(Dataset excerpt)
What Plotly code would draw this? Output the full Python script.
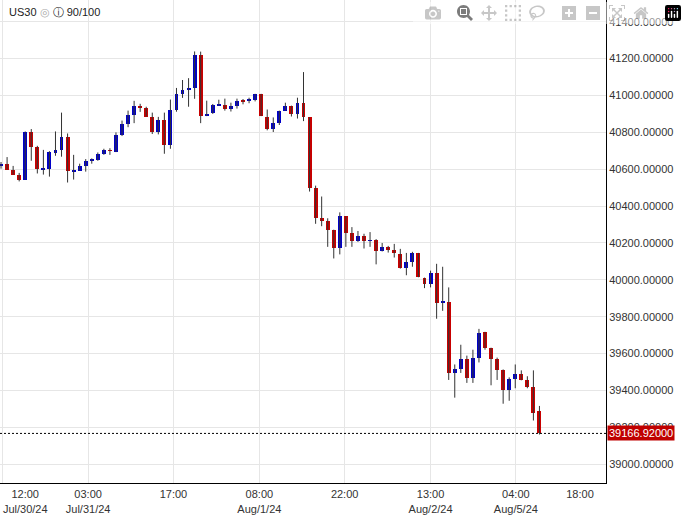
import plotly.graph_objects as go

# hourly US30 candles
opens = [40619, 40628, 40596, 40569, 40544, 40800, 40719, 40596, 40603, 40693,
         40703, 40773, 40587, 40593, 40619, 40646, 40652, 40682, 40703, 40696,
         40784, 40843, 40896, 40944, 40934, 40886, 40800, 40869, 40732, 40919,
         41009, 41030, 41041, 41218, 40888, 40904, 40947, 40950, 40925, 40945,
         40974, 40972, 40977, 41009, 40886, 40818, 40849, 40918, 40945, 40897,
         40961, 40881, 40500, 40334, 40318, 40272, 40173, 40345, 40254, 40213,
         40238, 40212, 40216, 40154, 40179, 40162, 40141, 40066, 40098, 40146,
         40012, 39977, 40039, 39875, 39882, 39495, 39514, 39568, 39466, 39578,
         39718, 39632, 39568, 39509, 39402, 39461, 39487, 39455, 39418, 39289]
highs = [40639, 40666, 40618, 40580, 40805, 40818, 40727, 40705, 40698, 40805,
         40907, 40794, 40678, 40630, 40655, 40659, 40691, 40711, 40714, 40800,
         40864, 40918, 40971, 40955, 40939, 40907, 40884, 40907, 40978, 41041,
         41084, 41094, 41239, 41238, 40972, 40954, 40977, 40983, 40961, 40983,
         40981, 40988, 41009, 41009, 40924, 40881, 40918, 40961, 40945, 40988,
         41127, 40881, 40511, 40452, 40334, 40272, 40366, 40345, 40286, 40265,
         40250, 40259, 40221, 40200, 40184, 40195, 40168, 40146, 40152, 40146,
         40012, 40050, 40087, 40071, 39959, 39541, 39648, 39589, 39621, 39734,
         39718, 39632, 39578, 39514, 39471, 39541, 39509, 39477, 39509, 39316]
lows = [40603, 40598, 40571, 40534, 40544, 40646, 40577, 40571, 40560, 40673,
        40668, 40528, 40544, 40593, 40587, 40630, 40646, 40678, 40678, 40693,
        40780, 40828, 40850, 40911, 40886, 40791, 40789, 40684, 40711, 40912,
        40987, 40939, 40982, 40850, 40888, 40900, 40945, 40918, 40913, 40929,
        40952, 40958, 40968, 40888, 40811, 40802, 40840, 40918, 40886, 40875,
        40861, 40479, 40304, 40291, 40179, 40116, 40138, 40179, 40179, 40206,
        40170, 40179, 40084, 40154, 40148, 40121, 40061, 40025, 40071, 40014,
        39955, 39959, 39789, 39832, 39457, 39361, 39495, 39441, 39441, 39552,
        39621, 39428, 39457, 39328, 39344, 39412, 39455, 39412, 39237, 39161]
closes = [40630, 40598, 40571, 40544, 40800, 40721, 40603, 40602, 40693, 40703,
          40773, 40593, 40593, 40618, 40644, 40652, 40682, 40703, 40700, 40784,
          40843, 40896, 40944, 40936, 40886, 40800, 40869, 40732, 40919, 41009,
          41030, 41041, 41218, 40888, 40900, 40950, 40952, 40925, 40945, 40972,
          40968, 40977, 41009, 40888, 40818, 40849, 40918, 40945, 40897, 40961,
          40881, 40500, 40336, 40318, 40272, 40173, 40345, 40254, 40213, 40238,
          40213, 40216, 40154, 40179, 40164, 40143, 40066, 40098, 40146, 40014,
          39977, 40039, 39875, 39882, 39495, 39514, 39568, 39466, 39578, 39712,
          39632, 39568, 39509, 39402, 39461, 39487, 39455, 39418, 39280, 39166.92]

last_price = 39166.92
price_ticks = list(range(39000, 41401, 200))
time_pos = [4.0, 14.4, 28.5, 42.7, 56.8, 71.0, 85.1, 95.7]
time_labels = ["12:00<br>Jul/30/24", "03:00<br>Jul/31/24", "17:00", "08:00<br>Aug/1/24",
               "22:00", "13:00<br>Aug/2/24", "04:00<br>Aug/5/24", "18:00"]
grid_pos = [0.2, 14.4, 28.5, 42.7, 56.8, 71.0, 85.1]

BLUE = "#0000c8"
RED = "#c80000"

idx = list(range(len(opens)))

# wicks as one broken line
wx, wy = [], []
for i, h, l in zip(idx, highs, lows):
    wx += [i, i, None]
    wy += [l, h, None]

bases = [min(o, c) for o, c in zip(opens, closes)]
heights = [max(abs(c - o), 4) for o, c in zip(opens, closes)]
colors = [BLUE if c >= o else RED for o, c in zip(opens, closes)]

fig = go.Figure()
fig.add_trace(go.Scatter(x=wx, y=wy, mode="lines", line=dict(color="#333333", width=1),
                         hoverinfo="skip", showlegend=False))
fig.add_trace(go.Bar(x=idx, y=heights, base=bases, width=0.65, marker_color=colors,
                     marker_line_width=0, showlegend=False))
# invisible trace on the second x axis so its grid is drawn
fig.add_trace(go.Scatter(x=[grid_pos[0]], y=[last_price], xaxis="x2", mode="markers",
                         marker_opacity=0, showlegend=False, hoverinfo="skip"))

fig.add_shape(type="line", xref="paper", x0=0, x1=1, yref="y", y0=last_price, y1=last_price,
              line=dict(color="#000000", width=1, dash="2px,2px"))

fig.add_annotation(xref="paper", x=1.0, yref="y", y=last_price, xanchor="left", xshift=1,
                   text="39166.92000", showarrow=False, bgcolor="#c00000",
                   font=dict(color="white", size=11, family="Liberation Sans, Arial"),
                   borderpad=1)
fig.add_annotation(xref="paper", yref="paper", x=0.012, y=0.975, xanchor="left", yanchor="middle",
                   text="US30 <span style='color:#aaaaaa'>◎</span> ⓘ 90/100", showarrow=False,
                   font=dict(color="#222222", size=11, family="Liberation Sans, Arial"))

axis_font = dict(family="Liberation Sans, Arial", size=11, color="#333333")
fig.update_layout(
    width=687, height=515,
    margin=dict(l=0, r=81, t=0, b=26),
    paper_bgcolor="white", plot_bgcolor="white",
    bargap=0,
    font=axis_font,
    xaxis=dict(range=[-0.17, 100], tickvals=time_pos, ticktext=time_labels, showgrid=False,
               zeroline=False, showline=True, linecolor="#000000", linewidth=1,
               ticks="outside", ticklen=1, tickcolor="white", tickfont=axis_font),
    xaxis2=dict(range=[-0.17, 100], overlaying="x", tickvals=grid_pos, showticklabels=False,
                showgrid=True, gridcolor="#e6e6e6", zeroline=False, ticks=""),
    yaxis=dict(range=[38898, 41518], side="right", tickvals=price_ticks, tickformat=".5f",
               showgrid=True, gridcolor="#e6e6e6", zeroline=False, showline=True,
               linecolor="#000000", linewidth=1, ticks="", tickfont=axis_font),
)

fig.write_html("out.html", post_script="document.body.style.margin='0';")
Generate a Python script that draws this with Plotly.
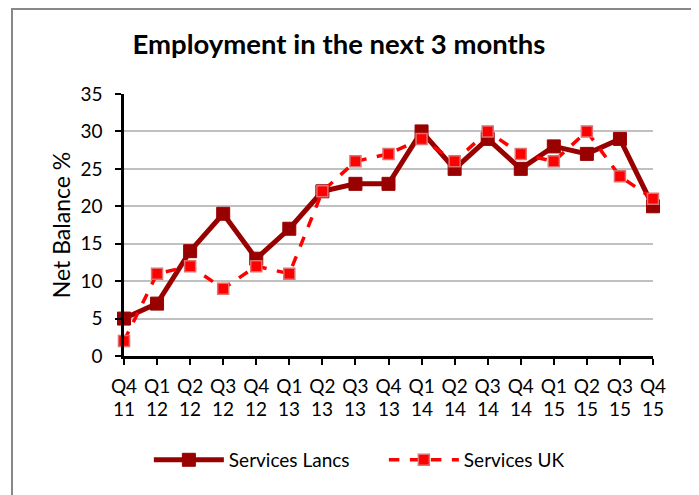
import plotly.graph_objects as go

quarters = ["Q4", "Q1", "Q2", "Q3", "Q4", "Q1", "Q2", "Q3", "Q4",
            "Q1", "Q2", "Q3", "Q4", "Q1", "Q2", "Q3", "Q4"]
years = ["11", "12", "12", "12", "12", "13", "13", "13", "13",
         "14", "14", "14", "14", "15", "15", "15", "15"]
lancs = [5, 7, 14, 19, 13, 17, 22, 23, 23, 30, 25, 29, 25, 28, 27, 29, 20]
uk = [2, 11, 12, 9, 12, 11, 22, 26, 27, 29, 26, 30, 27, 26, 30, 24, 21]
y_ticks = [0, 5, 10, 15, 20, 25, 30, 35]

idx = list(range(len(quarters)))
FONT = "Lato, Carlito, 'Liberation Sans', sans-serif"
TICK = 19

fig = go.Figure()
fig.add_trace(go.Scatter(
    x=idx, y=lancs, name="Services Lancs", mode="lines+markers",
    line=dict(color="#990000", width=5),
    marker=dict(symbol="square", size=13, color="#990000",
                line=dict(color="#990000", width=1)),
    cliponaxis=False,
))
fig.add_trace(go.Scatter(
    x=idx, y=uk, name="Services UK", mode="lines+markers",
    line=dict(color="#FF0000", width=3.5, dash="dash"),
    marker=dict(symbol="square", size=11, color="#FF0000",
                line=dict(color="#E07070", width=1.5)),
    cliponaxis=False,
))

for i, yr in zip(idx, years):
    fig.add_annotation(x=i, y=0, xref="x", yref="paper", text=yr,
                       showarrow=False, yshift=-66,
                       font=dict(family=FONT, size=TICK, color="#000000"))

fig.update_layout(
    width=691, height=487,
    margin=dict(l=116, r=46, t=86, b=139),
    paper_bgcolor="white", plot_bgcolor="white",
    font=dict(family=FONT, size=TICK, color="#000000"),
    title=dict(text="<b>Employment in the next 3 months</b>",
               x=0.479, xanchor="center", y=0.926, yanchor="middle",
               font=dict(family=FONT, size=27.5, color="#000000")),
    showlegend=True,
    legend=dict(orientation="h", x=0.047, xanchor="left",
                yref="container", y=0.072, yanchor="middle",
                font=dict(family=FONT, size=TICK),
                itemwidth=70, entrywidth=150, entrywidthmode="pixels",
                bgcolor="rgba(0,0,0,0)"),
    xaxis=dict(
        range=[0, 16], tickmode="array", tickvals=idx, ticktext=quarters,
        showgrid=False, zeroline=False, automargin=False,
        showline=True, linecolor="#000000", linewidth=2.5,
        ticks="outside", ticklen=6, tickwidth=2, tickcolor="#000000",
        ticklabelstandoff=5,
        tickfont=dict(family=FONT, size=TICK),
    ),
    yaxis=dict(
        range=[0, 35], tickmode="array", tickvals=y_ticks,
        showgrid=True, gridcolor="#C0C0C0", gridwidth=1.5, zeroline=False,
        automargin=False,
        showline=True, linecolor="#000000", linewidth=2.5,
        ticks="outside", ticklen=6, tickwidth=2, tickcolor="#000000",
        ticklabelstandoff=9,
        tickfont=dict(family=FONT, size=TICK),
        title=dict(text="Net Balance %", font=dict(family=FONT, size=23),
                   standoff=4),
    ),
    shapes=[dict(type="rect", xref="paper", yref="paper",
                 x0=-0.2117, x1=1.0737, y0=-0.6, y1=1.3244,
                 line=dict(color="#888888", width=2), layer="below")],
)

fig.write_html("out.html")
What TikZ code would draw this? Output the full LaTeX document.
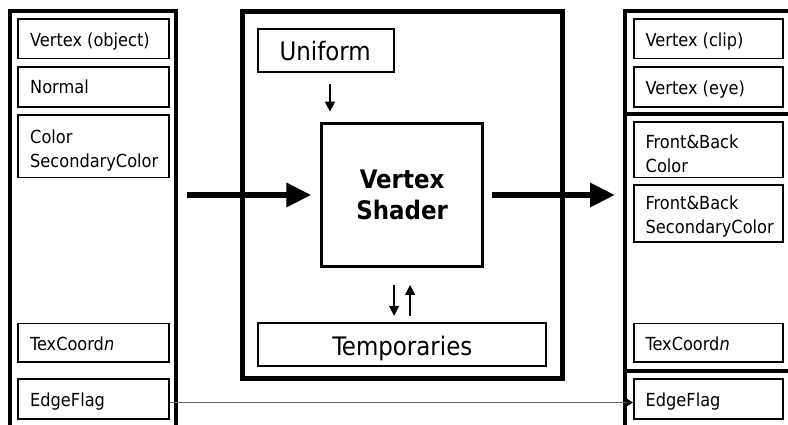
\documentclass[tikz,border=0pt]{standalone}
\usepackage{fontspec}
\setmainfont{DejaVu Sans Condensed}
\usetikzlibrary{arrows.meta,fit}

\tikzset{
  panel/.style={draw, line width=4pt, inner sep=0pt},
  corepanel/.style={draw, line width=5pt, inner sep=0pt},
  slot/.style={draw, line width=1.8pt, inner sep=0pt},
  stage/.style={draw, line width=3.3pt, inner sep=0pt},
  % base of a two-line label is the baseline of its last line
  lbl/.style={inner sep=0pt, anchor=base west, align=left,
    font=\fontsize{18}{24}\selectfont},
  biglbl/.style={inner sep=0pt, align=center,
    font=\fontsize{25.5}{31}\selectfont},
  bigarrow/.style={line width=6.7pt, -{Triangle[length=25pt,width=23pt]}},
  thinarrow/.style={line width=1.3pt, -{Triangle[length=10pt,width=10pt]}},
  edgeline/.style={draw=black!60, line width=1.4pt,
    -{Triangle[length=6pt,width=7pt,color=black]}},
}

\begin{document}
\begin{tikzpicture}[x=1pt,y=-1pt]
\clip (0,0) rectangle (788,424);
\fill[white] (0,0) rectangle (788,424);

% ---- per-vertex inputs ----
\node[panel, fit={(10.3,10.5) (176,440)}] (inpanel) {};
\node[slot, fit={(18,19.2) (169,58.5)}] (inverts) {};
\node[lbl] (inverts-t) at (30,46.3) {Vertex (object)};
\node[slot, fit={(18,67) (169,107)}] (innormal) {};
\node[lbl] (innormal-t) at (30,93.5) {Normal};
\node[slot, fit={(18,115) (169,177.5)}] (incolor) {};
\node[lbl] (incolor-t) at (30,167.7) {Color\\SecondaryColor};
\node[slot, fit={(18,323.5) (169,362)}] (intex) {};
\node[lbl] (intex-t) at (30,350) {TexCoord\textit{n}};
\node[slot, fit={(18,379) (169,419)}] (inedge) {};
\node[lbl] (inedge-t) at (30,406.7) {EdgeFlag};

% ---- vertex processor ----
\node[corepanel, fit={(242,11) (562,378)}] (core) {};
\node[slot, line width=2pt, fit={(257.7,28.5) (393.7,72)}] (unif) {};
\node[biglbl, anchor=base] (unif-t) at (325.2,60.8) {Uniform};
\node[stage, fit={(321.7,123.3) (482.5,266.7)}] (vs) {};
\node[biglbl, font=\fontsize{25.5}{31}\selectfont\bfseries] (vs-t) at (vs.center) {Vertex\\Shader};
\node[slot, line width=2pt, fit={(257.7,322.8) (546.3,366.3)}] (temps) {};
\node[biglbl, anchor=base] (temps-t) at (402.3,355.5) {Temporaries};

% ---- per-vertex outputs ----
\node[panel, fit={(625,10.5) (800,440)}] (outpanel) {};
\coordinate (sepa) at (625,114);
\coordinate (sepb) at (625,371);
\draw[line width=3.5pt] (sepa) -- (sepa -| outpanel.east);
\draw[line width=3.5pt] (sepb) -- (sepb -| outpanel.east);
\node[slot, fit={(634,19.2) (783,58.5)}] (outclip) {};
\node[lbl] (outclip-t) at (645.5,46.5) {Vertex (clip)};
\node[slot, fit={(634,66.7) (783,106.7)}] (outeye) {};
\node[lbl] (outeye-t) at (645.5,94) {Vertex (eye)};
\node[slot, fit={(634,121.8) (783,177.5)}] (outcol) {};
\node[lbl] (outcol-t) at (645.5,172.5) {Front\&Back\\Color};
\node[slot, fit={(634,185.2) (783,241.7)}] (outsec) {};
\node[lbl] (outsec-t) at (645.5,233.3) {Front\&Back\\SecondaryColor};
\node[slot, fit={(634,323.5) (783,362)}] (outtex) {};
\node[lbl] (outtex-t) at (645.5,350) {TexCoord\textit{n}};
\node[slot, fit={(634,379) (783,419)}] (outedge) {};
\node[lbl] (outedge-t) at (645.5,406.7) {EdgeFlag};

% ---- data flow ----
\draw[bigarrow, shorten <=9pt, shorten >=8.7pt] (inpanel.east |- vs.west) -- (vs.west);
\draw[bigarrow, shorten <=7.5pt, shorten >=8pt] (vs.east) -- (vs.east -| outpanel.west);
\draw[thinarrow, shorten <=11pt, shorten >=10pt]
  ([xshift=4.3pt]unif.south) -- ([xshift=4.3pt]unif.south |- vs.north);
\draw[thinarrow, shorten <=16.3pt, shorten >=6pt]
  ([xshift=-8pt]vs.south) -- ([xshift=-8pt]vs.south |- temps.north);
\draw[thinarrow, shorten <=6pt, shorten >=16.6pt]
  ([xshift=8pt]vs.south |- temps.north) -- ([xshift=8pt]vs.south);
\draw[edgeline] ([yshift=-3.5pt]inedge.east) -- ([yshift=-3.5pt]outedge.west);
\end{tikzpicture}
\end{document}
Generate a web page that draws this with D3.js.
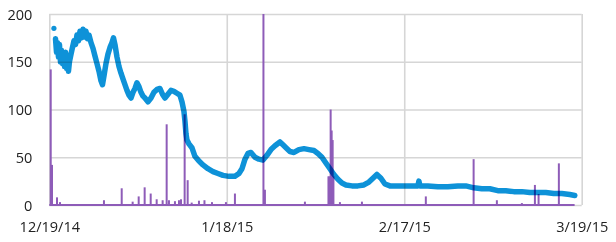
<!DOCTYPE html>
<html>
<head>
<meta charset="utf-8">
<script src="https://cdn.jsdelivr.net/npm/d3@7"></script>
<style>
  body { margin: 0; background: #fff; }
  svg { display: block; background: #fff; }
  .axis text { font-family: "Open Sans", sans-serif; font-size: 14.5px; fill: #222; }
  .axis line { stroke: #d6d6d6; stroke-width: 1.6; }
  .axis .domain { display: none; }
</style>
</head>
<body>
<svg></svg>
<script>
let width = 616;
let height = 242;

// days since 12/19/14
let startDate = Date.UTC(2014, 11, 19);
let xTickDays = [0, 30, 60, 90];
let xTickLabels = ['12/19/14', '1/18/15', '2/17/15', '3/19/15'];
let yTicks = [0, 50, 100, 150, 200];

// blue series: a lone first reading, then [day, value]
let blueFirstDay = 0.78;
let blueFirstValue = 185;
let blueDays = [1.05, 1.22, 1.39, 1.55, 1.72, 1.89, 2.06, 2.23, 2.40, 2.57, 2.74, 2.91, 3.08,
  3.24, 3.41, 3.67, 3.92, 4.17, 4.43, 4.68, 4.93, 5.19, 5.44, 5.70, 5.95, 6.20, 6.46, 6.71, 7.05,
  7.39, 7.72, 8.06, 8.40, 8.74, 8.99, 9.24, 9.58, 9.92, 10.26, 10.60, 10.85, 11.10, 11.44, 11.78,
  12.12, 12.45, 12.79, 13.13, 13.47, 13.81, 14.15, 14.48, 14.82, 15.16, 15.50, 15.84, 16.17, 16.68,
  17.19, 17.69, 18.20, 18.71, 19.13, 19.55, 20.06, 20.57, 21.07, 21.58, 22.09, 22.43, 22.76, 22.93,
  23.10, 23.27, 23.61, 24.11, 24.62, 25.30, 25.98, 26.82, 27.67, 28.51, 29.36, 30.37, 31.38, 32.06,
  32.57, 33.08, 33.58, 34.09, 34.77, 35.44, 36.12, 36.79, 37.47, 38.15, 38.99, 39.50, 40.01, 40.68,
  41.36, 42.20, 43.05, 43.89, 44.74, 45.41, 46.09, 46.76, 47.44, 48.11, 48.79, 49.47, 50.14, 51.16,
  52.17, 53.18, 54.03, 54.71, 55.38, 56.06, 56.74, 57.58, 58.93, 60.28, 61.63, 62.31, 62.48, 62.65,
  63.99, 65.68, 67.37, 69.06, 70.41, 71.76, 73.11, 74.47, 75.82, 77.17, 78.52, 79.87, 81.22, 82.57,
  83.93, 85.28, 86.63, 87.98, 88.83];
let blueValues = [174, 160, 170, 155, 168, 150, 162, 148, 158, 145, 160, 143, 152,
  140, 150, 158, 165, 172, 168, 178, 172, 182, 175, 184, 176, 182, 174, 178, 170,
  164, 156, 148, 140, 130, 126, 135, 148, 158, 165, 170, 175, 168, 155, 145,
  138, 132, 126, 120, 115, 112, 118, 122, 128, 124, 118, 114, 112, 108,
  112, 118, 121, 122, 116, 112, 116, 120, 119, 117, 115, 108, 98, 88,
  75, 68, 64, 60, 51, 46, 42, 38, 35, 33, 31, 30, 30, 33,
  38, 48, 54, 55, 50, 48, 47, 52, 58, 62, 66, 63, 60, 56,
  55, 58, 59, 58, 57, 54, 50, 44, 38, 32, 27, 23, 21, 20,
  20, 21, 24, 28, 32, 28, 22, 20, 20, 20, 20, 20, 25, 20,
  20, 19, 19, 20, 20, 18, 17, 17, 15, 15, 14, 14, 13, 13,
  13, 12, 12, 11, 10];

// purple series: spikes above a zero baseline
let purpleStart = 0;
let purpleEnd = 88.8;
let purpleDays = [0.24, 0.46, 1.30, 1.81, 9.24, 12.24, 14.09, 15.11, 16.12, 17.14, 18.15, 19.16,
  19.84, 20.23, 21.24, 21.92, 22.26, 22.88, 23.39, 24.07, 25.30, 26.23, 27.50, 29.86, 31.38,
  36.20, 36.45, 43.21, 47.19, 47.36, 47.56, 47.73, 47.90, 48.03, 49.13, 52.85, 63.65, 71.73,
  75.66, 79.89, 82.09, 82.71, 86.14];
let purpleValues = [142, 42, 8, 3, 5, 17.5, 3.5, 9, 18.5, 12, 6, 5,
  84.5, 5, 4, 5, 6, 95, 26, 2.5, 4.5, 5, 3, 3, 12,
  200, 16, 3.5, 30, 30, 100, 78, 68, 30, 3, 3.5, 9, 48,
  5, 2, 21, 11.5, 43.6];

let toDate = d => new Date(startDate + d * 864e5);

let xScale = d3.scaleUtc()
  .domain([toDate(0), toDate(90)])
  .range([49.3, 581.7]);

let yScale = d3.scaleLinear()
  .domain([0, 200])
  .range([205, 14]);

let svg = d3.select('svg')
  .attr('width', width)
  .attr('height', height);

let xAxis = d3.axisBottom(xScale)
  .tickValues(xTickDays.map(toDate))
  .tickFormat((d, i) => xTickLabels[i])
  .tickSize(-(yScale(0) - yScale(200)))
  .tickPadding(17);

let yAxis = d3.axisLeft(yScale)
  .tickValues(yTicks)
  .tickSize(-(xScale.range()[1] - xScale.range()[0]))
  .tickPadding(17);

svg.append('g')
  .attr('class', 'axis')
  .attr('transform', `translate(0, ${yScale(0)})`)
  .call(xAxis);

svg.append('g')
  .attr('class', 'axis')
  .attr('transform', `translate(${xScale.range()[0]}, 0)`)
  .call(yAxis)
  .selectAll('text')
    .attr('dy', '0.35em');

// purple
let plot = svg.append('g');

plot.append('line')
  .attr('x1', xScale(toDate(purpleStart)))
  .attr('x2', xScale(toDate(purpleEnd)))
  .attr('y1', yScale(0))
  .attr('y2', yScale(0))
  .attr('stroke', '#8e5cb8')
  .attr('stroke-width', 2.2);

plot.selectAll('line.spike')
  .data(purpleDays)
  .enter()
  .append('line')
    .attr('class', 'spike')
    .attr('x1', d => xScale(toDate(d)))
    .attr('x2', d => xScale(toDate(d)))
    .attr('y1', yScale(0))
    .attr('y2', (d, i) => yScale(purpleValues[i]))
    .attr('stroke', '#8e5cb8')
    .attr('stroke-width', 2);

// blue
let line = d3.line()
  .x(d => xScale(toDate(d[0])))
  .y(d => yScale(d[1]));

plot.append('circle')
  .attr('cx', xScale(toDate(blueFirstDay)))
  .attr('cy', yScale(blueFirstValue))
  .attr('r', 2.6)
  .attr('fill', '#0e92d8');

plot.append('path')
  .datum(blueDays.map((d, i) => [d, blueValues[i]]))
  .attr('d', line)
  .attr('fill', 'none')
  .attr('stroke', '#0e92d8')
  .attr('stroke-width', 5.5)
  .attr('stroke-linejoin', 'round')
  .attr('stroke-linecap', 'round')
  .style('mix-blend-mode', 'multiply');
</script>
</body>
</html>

▶ _Exercise aim_
From the listing above, repeat only the lines between the line containing "Generate a web" and the line containing "let height = 242;", those two included. Pictures are not part of the copy.

▶ _Answer for this exercise_
Generate a web page that draws this with D3.js.
<!DOCTYPE html>
<html>
<head>
<meta charset="utf-8">
<script src="https://cdn.jsdelivr.net/npm/d3@7"></script>
<style>
  body { margin: 0; background: #fff; }
  svg { display: block; background: #fff; }
  .axis text { font-family: "Open Sans", sans-serif; font-size: 14.5px; fill: #222; }
  .axis line { stroke: #d6d6d6; stroke-width: 1.6; }
  .axis .domain { display: none; }
</style>
</head>
<body>
<svg></svg>
<script>
let width = 616;
let height = 242;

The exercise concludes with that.